Szczerze mówiąc nie mam specjalnych złudzeń. TV Republika przełamała monopol medialny tylko chwilowo. Obawiam się, że za chwilę podobną telewizję założy ktoś w rodzaju Piotra Ikonowicza, albo redaktorzy „Krytyki Politycznej”. Wtedy okaże się, ile jest warte robienie „prawicowego TVN-u” pomieszanego z „prawicowym Polsatem”.

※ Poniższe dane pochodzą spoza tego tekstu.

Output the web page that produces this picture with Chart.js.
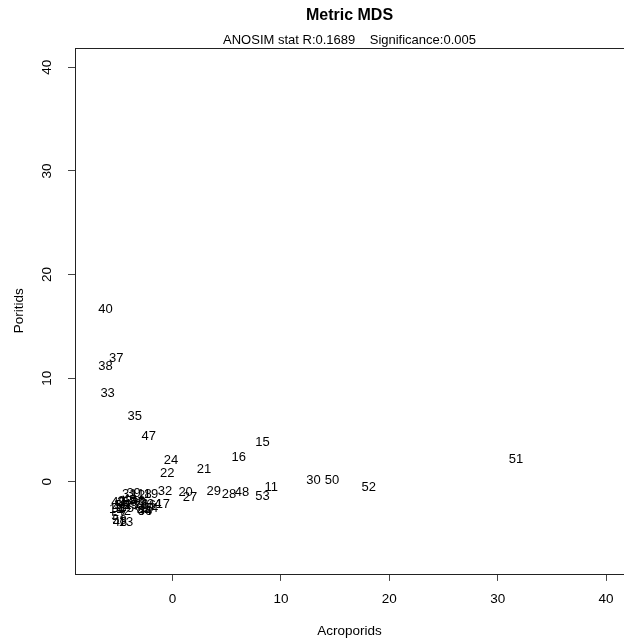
<!DOCTYPE html>
<html>
<head>
<meta charset="utf-8">
<script src="https://cdn.jsdelivr.net/npm/chart.js@4.4.0/dist/chart.umd.min.js"></script>
<style>
  html, body { margin: 0; padding: 0; background: #fff; }
  canvas { display: block; }
</style>
</head>
<body>
<canvas id="mdsChart" width="624" height="639"></canvas>
<script>
const ctx_mds = document.querySelector('#mdsChart').getContext('2d');

// sample number written at each point
const sample_labels = [
    '40', '37', '38', '33', '35', '47', '24', '22', '21', '16', '15', '11', '53', '48', '28', '29',
    '20', '27', '32', '17', '30', '50', '52', '51',
    // the crowded bunch bottom left
    '31', '12', '18', '19', '39',
    '1', '2', '3', '4', '5', '6', '7', '8', '9', '10', '14', '23', '25', '26', '34', '36',
    '41', '42', '44', '45', '46', '49', '54', '55', '56',
    '57', '13', '43', '58',
];
// x = Acroporids, y = Poritids
const acroporids = [
    -6.2, -5.2, -6.2, -6.0, -3.5, -2.2, -0.15, -0.5, 2.9, 6.1, 8.3, 9.1, 8.3, 6.4, 5.2, 3.8,
    1.2, 1.6, -0.7, -0.9, 13.0, 14.7, 18.1, 31.7,
    -4.0, -3.2, -2.6, -2.0, -3.6,
    -5.1, -4.8, -4.6, -4.2, -3.9, -3.6, -3.3, -3.0, -2.7, -2.4, -5.2, -4.4, -3.8, -2.9, -1.7, -2.2,
    -4.9, -4.5, -2.6, -4.0, -3.2, -5.0, -2.0, -4.7, -2.55,
    -5.0, -4.3, -4.85, -4.9,
];
const poritids = [
    16.6, 11.9, 11.1, 8.5, 6.3, 4.4, 2.1, 0.8, 1.2, 2.4, 3.8, -0.5, -1.4, -1.05, -1.25, -0.95,
    -1.05, -1.5, -0.95, -2.2, 0.1, 0.1, -0.5, 2.2,
    -1.2, -1.3, -1.2, -1.2, -1.1,
    -2.3, -2.0, -2.6, -2.2, -2.6, -2.0, -2.4, -2.7, -2.1, -2.6, -2.7, -1.9, -2.3, -2.2, -2.2, -2.3,
    -2.5, -2.9, -2.9, -1.8, -1.9, -2.0, -2.6, -2.3, -2.85,
    -3.3, -3.9, -3.9, -3.75,
];
const x_ticks = [0, 10, 20, 30, 40];
const y_ticks = [0, 10, 20, 30, 40];

const font_family = "'Liberation Sans', Arial, sans-serif";
Chart.defaults.font.family = font_family;
Chart.defaults.color = '#000';

let points = [];
for (let i = 0; i < sample_labels.length; i++) {
    points.push({x: acroporids[i], y: poritids[i]});
}

// writes the sample numbers where the points are (R text() style)
const textLabels = {
    id: 'textLabels',
    afterDatasetsDraw(chart) {
        const ctx = chart.ctx;
        const meta = chart.getDatasetMeta(0);
        ctx.save();
        ctx.font = '13px ' + font_family;
        ctx.fillStyle = '#000';
        ctx.textAlign = 'center';
        ctx.textBaseline = 'middle';
        meta.data.forEach((pt, i) => {
            ctx.fillText(sample_labels[i], pt.x, pt.y);
        });
        ctx.restore();
    }
};

// box round the plot + rotated y tick labels
const boxAndYLabels = {
    id: 'boxAndYLabels',
    afterDraw(chart) {
        const {ctx, chartArea} = chart;
        ctx.save();
        ctx.strokeStyle = '#222';
        ctx.lineWidth = 1;
        ctx.strokeRect(Math.round(chartArea.left) + 0.5, Math.round(chartArea.top) + 0.5,
            chartArea.right - chartArea.left + 10, Math.round(chartArea.bottom - chartArea.top));

        const ys = chart.scales.y;
        ctx.font = '13.5px ' + font_family;
        ctx.fillStyle = '#000';
        ctx.textAlign = 'center';
        ctx.textBaseline = 'middle';
        y_ticks.forEach(v => {
            ctx.save();
            ctx.translate(47, ys.getPixelForValue(v));
            ctx.rotate(-Math.PI / 2);
            ctx.fillText(String(v), 0, 0);
            ctx.restore();
        });
        ctx.restore();
    }
};

const config_mds = {
    type: 'scatter',
    data: {
        datasets: [{
            data: points,
            pointRadius: 0,
            pointHoverRadius: 0,
            showLine: false,
        }]
    },
    options: {
        responsive: false,
        animation: false,
        layout: { padding: 0 },
        plugins: {
            legend: { display: false },
            tooltip: { enabled: false },
            title: {
                display: true,
                text: 'Metric MDS',
                fullSize: false,
                color: '#000',
                font: { size: 16, weight: 'bold' },
                padding: { top: 6, bottom: 7 },
            },
            subtitle: {
                display: true,
                text: 'ANOSIM stat R:0.1689    Significance:0.005',
                fullSize: false,
                color: '#000',
                font: { size: 13 },
                padding: { top: 0, bottom: 0 },
            },
        },
        scales: {
            x: {
                type: 'linear',
                min: -9.01,
                max: 41.66,
                afterBuildTicks: (scale) => { scale.ticks = x_ticks.map(v => ({value: v})); },
                border: { display: false },
                grid: { drawOnChartArea: false, drawTicks: true, tickLength: 7, color: '#444' },
                ticks: { font: { size: 13.5 }, color: '#000', padding: 10, maxRotation: 0, autoSkip: false },
                title: {
                    display: true,
                    text: 'Acroporids',
                    color: '#000',
                    font: { size: 13.5 },
                    padding: { top: 5.7, bottom: 0 },
                },
            },
            y: {
                type: 'linear',
                min: -8.88,
                max: 41.88,
                afterBuildTicks: (scale) => { scale.ticks = y_ticks.map(v => ({value: v})); },
                border: { display: false },
                grid: { drawOnChartArea: false, drawTicks: true, tickLength: 7, color: '#444' },
                ticks: { display: false },
                title: {
                    display: true,
                    text: 'Poritids',
                    color: '#000',
                    font: { size: 13.5 },
                    padding: { top: 10.9, bottom: 40.9 },
                },
            },
        },
    },
    plugins: [textLabels, boxAndYLabels],
};

new Chart(ctx_mds, config_mds);
</script>
</body>
</html>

Ponieważ profesor Zybertowicz żąda, aby każda ponura diagnoza kończyła się jednak optymistyczną propozycją działania, sugerowałbym, aby w godzinach mniejszej oglądalności (rano i wczesnym popołudniem) redaktorzy całkowicie ustąpili miejsca ekspertom i programom eksperckim. Na przykład bardzo brakuje mi programów poświęconych Azji i Oceanii, a tam właśnie rozgrywa się największa batalia współczesnego świata. Są przecież młodzi eksperci z Centrum Studiów Polska-Azja, którzy z pewnością byliby szczęśliwi, gdyby mogli od red. Goćka dostać pół godziny na króciutką prezentację osiągnięć tamtejszej cywilizacji, kultury czy gospodarki, o której polski widz prawie nic nie wie. Z pewnością są także inni. Nie wspominam też o tym, że byłoby chyba honorowo, gdyby TV Republika udzieliła trochę swego czasu antenowego ojcu Rydzykowi i telewizji Trwam, bo to medium cierpi ze strony administracji największe prześladowania.

Reasumując: w tekście Zabezpieczenie (prawie) ostateczne ukazywałem podstawowy cel dobrego portalu blogerskiego: „abyśmy mogli mówić i być słuchani”. W przypadku telewizji chciałbym, aby to eksperci mogli mówić i być słuchani.